Agricultural wastes encompasses all agricultural wastes such as straw, stem, stalk, leaves, husk, shell, peel, pulp, stubble, etc. which come from cereals (rice, wheat, maize or corn, sorghum, barley, millet), cotton, groundnut, jute, legumes (tomato, bean, soy) coffee, coconut, cacao, tea, fruits (banana, mango, coco, cashew) and palm oil.

A wide range of thermal technologies exists to convert the energy stored in agricultural wastes to more useful forms of energy. These technologies can be classified according to the principal energy carrier produced in the conversion process. The major methods of thermal conversion are combustion in excess air, gasification in reduced air, and pyrolysis in the absence of air.

Conventional combustion technologies raise steam through the combustion of biomass. This steam may then be expanded through a conventional turbo-alternator to produce electricity. Co-firing or co-combustion of agricultural wastes with coal and other fossil fuels can provide a short-term, low-risk, low-cost option for producing renewable energy while simultaneously reducing the use of fossil fuels. Co-firing has the major advantage of avoiding the construction of new, dedicated, biomass power plant.

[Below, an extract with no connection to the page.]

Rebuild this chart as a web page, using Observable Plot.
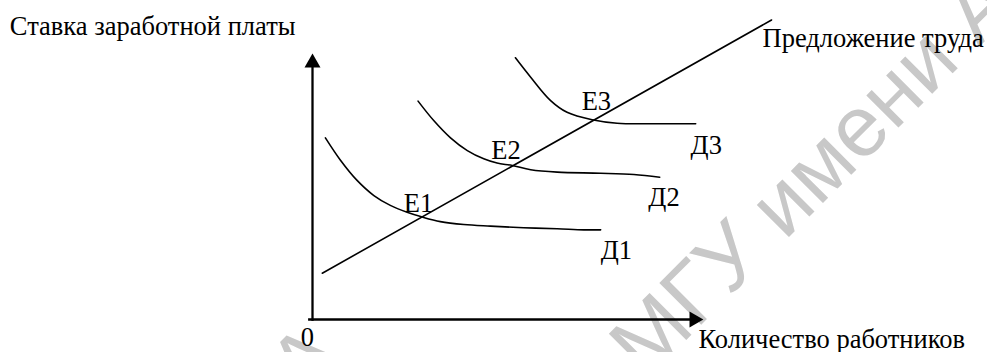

Gasification of agricultural wastes takes place in a restricted supply of oxygen and occurs through initial devolatilization of the biomass, combustion of the volatile material and char, and further reduction to produce a fuel gas rich in carbon monoxide and hydrogen. This combustible gas has a lower calorific value than natural gas but can still be used as fuel for boilers, for engines, and potentially for combustion turbines after cleaning the gas stream of tars and particulates. Biomass power systems using gasification has followed two divergent pathways, which are a function of the scale of operations. At sizes much less than 1MW, the preferred technology combination today is a moving bed gasifier and ICE combination, while at scales much larger than 10 MW, the combination is of a fluidized bed gasifier and a gas turbine.

Pyrolysis enables agricultural residues to be converted to a combination of solid char, gas and a liquid bio-oil. Pyrolysis technologies are generally categorized as “fast” or “slow” according to the time taken for processing the feed into pyrolysis products. Bio-oil can act as a liquid fuel or as a feedstock for chemical production. A range of bio-oil production processes are under development, including fluid bed reactors, ablative pyrolysis, entrained flow reactors, rotating cone reactors, and vacuum pyrolysis.